Paul Krugman: Losing touch with reality  The New York Times, March 15, 2003

NEW YORK In ‘‘The Caine Mutiny,’’ it was the business with the strawberries that finally convinced the doubters that something was amiss with the captain. Is foreign policy George W. Bush’s quart of strawberries?

Over the past few weeks there has been an epidemic of epiphanies. A long list of pundits who previously supported the Bush administration’s policy on Iraq have publicly changed their minds. None of them quarrels with the goal. Who wouldn’t want to see Saddam Hussein overthrown? But they are finally realizing that Bush is the wrong man to do the job. And more people than you would think — including a fair number of people in the Treasury Department, the State Department and, yes, the Pentagon — don’t just question the competence of Bush and his inner circle; they believe that America’s leadership has lost touch with reality.

If that sounds harsh, consider the debacle of recent diplomacy — a debacle brought on by awesome arrogance and a vastly inflated sense of self-importance. Bush’s inner circle seems amazed that the tactics that work so well on journalists and Democrats don’t work on the rest of the world.

They’ve made promises, oblivious to the fact that most countries don’t trust their word. They’ve made threats. They’ve done the aura-of-inevitability thing — how many times now have administration officials claimed to have lined up the necessary votes in the Security Council?

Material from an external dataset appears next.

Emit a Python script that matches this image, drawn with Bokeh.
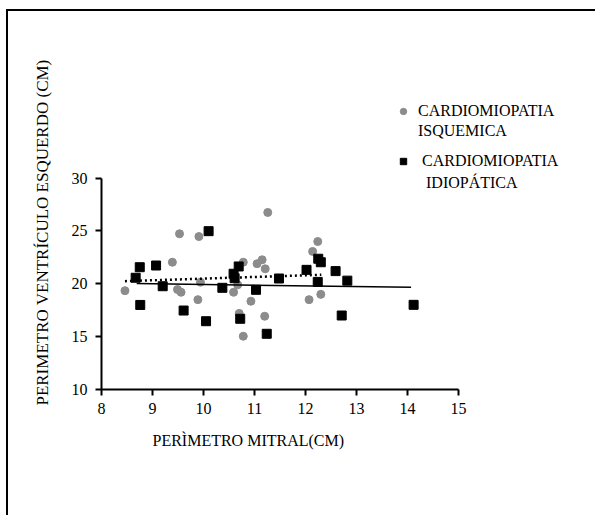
from bokeh.plotting import figure
from bokeh.models import Range1d, FixedTicker, Legend, LegendItem, Title
from bokeh.embed import file_html
from bokeh.resources import INLINE

# ---- data ----
isq_x = [8.46, 9.53, 9.91, 11.26, 9.39, 9.49, 9.56, 9.94, 9.89, 10.78, 11.05, 11.15,
         11.21, 10.59, 10.67, 10.70, 10.78, 10.93, 11.20, 12.07, 12.30, 12.24, 12.14]
isq_y = [19.35, 24.73, 24.47, 26.75, 22.04, 19.46, 19.20, 20.15, 18.50, 22.04, 21.90, 22.27,
         21.42, 19.20, 19.90, 17.20, 15.04, 18.35, 16.93, 18.50, 19.00, 24.00, 23.06]

idio_x = [8.67, 8.75, 9.07, 9.20, 10.10, 10.37, 10.59, 10.61, 10.69, 11.03, 11.48, 12.02,
          12.24, 8.76, 9.61, 10.05, 10.72, 11.24, 12.25, 12.30, 12.59, 12.82, 12.71, 14.12]
idio_y = [20.57, 21.57, 21.73, 19.77, 24.98, 19.62, 20.95, 20.53, 21.64, 19.43, 20.50, 21.32,
          20.18, 18.00, 17.47, 16.46, 16.69, 15.27, 22.37, 22.04, 21.20, 20.30, 17.00, 18.01]

isq_fit_x = [8.46, 12.31]
isq_fit_y = [20.25, 20.85]
idio_fit_x = [8.69, 14.07]
idio_fit_y = [20.02, 19.68]

x_ticks = [8, 9, 10, 11, 12, 13, 14, 15]
y_ticks = [10, 15, 20, 25, 30]

x_title = "PERÌMETRO MITRAL(CM)"
y_title = "PERIMETRO VENTRÍCULO ESQUERDO (CM)"
isq_lines = ["CARDIOMIOPATIA", "ISQUEMICA"]
idio_lines = ["\u00a0CARDIOMIOPATIA", "\u00a0\u00a0IDIOPÁTICA"]

FONT = "Liberation Serif"

# frame: 101..585 px wide (51 px per x unit), 75..389 px tall (10.57 px per y unit)
p = figure(width=595, height=515, output_backend="svg", toolbar_location=None,
           x_range=Range1d(8, 8 + 484 / 51), y_range=Range1d(10, 10 + 314 / 10.57),
           min_border_left=101, min_border_right=10, min_border_top=75, min_border_bottom=126)
p.outline_line_color = None
p.xgrid.visible = False
p.ygrid.visible = False
p.background_fill_color = None
p.border_fill_color = None
p.styles = {"background": "linear-gradient(#000,#000) 6px 9px / 2px calc(100% - 9px) no-repeat, "
                          "linear-gradient(#000,#000) 6px 9px / calc(100% - 6px) 2px no-repeat, #fff"}

for ax, ticks, bnds in ((p.xaxis[0], x_ticks, (8, 15)), (p.yaxis[0], y_ticks, (10, 30))):
    ax.ticker = FixedTicker(ticks=ticks)
    ax.bounds = bnds
    ax.axis_line_width = 2
    ax.axis_line_color = "black"
    ax.major_tick_line_width = 2
    ax.major_tick_line_color = "black"
    ax.major_tick_out = 6
    ax.major_tick_in = 0
    ax.minor_tick_line_color = None
    ax.major_label_text_font = FONT
    ax.major_label_text_font_size = "16px"
    ax.major_label_text_color = "black"
p.xaxis.major_label_standoff = 7
p.yaxis.major_label_standoff = 8

p.yaxis.axis_label = y_title
p.yaxis.axis_label_text_font = FONT
p.yaxis.axis_label_text_font_size = "17px"
p.yaxis.axis_label_text_font_style = "normal"
p.yaxis.axis_label_text_color = "black"
p.yaxis.axis_label_standoff = 17

p.add_layout(Title(text=x_title, align="left", offset=51, text_font=FONT,
                   text_font_size="16px", text_font_style="normal", text_color="black",
                   standoff=26), "below")

r_isq = p.scatter(isq_x, isq_y, marker="circle", size=8, fill_color="#8c8c8c",
                  line_color="#8c8c8c")
r_idio = p.scatter(idio_x, idio_y, marker="square", size=9, fill_color="black",
                   line_color="black")
p.line(isq_fit_x, isq_fit_y, line_color="black", line_width=2.5, line_dash="2 3")
p.line(idio_fit_x, idio_fit_y, line_color="black", line_width=1.5)


def make_legend(lines, renderer, loc, spacing):
    lg = Legend(items=[LegendItem(label=lines[0], renderers=[renderer]),
                       LegendItem(label=lines[1], renderers=[])],
                location=loc)
    lg.border_line_color = None
    lg.background_fill_alpha = 0
    lg.label_text_font = FONT
    lg.label_text_font_size = "16px"
    lg.label_text_line_height = 1.0
    lg.label_text_color = "black"
    lg.glyph_width = 20
    lg.glyph_height = 16
    lg.label_height = 16
    lg.spacing = spacing
    return lg


p.add_layout(make_legend(isq_lines, r_isq, (292, 249), 2))
p.add_layout(make_legend(idio_lines, r_idio, (292, 197), 4))

open("out.html", "w").write(file_html(p, INLINE))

They’ve warned other countries that if they oppose America’s will they are objectively pro-terrorist. Yet still the world balks.

And to what end has Bush alienated all of America’s most valuable allies? (And I mean all: Tony Blair may be with us, but British public opinion is now virulently anti-Bush.) The original reasons given for making Iraq an immediate priority have collapsed. No evidence has ever surfaced of the supposed link with Al Qaeda or of an active nuclear program. At this point it is clear that deposing Saddam has become an obsession, detached from any real rationale.

What really has the insiders panicked, however, is the irresponsibility of Bush and his team, their almost childish unwillingness to face up to problems that they don’t feel like dealing with right now.

I’ve talked in this column about the administration’s eerie passivity in the face of a stalling economy and an exploding budget deficit: Reality isn’t allowed to intrude on the obsession with long-run tax cuts.

That same ‘‘don’t bother me, I’m busy’’ attitude is driving foreign policy experts, inside and outside the government, to despair.

Need I point out that North Korea, not Iraq, is the clear and present danger? Kim Jong Il’s nuclear program isn’t a rumor or a forgery; it’s an incipient bomb assembly line. Yet the administration insists that it’s a mere ‘‘regional’’ crisis, and refuses even to talk to Kim.

We all hope that the war with Iraq is a swift victory, with a minimum of civilian casualties. But more and more people now realize that even if all goes well at first, it will have been the wrong war, fought for the wrong reasons — and there will be a heavy price to pay.